Work required >>
Copy exactly, leaving out every image, the lines from the one with "Reproduce this diagram with TikZ." through the one with "(off) at (989,399.5)", inclusive.

Stored records >>
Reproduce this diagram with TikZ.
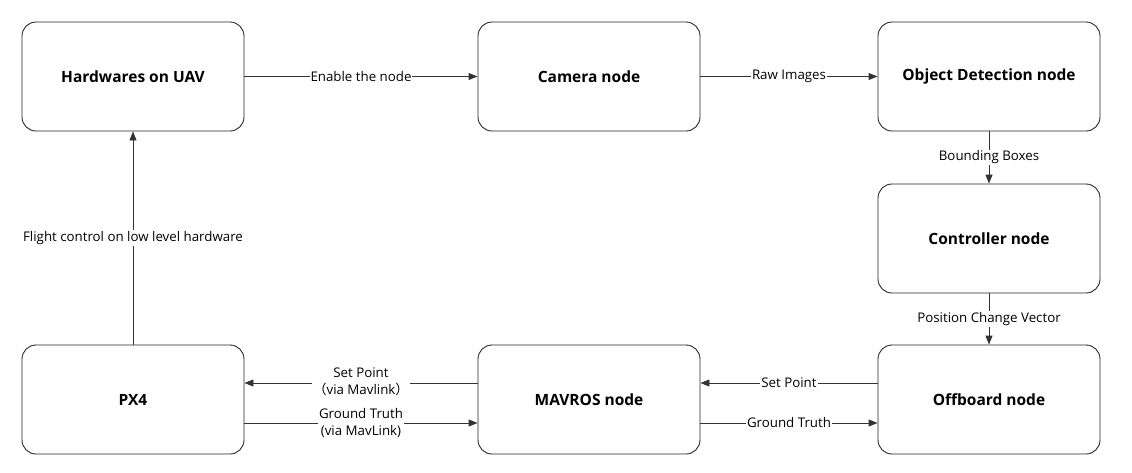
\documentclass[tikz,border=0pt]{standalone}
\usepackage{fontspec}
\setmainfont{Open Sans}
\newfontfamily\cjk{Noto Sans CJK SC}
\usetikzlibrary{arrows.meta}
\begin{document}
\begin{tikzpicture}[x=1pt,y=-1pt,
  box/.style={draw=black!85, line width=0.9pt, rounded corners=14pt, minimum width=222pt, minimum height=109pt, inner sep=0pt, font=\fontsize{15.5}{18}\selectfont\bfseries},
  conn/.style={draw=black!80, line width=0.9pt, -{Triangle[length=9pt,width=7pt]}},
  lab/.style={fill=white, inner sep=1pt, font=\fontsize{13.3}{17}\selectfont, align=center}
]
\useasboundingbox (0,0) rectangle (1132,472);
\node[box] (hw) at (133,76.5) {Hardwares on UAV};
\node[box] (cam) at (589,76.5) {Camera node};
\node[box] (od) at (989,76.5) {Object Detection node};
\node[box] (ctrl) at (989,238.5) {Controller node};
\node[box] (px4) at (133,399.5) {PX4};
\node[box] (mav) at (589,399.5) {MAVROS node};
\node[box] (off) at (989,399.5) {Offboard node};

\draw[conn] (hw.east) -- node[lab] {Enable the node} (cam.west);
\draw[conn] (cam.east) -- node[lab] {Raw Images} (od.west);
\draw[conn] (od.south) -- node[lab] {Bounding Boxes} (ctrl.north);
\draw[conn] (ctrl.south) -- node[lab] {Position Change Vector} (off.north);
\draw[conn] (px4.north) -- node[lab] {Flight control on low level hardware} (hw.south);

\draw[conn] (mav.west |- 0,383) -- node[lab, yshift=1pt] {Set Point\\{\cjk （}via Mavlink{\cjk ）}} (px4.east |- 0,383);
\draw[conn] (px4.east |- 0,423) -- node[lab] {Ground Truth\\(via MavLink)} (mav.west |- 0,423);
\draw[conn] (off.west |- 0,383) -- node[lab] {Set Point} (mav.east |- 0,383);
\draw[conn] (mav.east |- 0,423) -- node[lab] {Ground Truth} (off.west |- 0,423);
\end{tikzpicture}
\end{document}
==
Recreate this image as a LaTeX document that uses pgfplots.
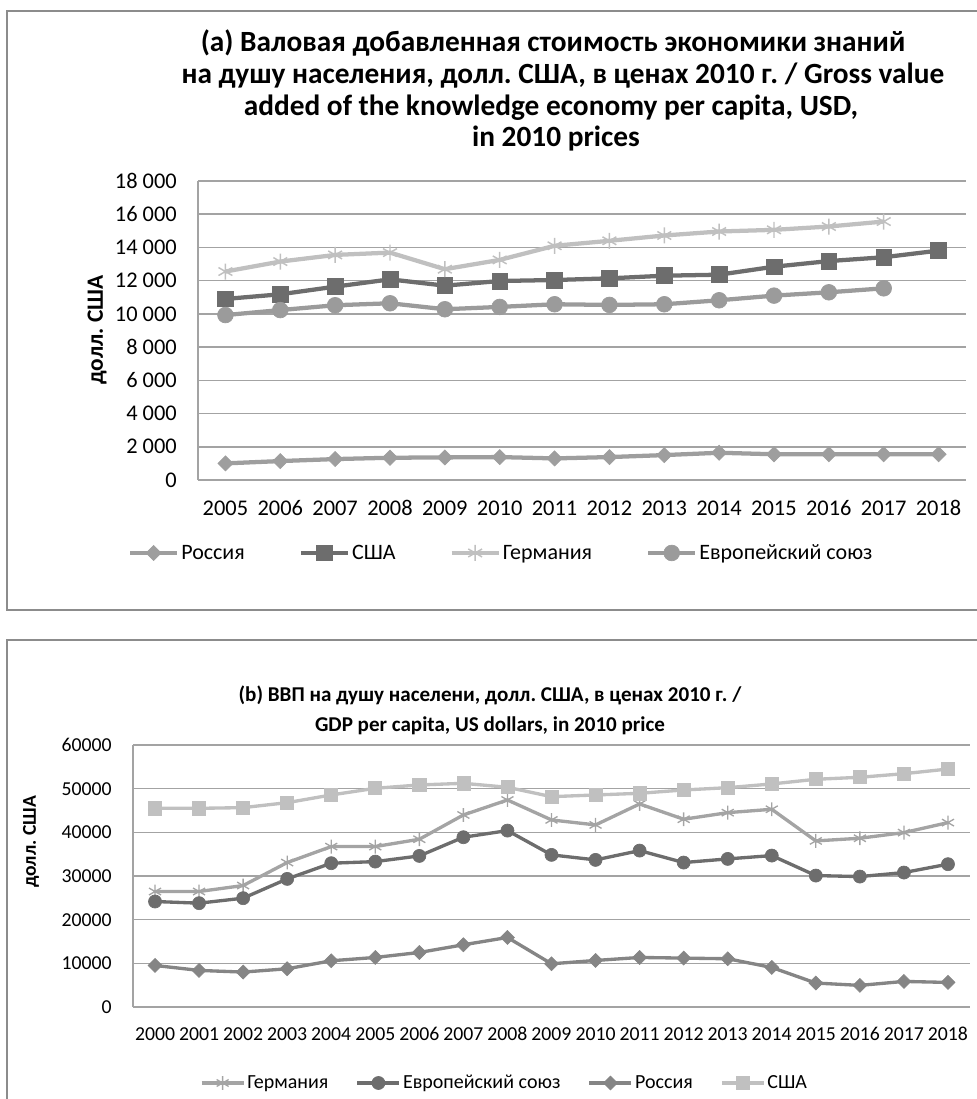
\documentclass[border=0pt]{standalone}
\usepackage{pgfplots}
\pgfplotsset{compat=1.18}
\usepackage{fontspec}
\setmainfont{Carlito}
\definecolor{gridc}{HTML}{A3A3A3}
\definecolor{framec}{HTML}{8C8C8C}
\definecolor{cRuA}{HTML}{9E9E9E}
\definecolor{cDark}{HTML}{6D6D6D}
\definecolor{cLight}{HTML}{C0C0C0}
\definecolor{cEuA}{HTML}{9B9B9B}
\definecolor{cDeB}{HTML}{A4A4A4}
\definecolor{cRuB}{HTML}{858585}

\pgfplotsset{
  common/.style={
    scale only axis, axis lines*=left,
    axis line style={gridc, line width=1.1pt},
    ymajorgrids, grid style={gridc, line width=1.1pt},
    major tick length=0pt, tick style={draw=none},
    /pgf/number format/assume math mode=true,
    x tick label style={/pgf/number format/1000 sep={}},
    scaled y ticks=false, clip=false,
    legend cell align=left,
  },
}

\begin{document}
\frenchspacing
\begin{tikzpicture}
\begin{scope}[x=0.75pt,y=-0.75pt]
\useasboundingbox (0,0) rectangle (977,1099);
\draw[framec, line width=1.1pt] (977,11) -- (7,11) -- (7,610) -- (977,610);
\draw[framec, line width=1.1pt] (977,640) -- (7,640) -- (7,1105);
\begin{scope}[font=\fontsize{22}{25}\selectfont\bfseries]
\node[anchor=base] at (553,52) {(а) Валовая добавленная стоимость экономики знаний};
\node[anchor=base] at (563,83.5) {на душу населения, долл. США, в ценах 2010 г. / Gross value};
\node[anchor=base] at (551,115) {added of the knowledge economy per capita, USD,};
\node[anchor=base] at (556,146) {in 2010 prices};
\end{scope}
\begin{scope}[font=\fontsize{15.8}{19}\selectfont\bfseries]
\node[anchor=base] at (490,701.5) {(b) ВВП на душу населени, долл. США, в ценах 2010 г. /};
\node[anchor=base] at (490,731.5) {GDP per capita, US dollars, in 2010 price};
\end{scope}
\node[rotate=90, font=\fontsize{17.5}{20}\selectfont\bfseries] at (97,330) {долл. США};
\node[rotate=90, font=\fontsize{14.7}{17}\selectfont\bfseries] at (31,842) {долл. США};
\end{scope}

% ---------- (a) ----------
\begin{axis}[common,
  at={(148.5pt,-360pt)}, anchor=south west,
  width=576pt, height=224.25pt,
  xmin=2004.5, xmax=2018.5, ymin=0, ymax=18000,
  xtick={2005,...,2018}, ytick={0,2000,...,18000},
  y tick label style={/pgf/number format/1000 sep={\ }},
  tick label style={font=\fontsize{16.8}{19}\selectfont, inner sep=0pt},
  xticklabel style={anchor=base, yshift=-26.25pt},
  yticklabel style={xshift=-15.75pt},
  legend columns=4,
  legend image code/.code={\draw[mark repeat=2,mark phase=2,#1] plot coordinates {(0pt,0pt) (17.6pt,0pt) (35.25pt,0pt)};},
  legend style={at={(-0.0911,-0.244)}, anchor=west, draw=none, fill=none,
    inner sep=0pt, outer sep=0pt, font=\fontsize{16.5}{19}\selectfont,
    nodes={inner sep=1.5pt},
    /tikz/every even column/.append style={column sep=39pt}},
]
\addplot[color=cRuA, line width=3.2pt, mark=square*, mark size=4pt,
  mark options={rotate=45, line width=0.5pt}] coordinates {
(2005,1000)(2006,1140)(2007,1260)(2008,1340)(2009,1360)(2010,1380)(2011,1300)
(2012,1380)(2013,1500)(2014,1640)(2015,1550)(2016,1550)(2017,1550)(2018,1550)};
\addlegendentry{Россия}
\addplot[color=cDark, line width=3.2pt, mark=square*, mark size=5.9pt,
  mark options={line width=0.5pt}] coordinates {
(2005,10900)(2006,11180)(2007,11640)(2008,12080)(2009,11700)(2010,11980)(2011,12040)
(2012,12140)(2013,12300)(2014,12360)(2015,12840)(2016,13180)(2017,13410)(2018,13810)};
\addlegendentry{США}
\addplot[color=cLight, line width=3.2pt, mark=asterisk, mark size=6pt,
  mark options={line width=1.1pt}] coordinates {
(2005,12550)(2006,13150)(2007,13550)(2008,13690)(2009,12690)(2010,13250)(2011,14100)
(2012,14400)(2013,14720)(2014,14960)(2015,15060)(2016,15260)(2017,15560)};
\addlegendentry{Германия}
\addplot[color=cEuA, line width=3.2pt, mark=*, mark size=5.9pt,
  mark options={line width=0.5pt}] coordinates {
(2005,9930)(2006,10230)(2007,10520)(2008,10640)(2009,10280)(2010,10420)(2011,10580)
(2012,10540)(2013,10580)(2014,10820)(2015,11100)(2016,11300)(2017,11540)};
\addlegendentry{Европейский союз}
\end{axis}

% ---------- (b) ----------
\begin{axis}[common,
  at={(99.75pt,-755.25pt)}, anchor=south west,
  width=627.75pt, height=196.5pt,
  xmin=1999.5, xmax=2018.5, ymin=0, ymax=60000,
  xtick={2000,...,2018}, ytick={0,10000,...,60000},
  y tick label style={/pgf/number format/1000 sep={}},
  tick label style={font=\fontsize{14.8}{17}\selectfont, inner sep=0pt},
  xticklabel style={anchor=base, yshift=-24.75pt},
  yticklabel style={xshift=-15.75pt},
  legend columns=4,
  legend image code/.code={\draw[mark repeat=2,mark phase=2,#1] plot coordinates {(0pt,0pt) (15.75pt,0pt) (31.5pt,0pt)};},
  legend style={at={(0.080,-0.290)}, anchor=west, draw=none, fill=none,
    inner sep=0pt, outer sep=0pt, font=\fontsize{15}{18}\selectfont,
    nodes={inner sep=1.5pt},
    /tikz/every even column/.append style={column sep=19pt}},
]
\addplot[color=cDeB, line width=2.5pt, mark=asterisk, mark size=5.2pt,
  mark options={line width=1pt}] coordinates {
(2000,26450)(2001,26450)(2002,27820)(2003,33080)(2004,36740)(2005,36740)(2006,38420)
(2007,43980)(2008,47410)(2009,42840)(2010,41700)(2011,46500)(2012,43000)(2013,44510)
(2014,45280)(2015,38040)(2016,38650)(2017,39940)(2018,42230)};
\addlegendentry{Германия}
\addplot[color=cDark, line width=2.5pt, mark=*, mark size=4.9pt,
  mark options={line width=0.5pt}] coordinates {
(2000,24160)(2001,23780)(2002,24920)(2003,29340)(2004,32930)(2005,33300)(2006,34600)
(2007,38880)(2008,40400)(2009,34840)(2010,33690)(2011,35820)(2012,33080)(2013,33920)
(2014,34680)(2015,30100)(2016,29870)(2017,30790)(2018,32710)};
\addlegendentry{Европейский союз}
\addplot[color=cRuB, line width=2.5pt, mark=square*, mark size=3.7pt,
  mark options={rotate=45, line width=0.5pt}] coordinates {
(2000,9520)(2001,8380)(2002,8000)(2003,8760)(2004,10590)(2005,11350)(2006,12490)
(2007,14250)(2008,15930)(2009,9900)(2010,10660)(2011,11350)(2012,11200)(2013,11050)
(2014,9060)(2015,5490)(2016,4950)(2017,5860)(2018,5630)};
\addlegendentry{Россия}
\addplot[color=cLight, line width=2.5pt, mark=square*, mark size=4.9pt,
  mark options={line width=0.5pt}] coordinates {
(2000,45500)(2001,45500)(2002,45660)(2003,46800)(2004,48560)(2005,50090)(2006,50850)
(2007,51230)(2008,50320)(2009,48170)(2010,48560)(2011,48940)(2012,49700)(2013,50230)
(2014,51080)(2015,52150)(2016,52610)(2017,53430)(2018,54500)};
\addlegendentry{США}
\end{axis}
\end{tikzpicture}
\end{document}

Output >>
Reproduce this diagram with TikZ.
\documentclass[tikz,border=0pt]{standalone}
\usepackage{fontspec}
\setmainfont{Open Sans}
\newfontfamily\cjk{Noto Sans CJK SC}
\usetikzlibrary{arrows.meta}
\begin{document}
\begin{tikzpicture}[x=1pt,y=-1pt,
  box/.style={draw=black!85, line width=0.9pt, rounded corners=14pt, minimum width=222pt, minimum height=109pt, inner sep=0pt, font=\fontsize{15.5}{18}\selectfont\bfseries},
  conn/.style={draw=black!80, line width=0.9pt, -{Triangle[length=9pt,width=7pt]}},
  lab/.style={fill=white, inner sep=1pt, font=\fontsize{13.3}{17}\selectfont, align=center}
]
\useasboundingbox (0,0) rectangle (1132,472);
\node[box] (hw) at (133,76.5) {Hardwares on UAV};
\node[box] (cam) at (589,76.5) {Camera node};
\node[box] (od) at (989,76.5) {Object Detection node};
\node[box] (ctrl) at (989,238.5) {Controller node};
\node[box] (px4) at (133,399.5) {PX4};
\node[box] (mav) at (589,399.5) {MAVROS node};
\node[box] (off) at (989,399.5) {Offboard node};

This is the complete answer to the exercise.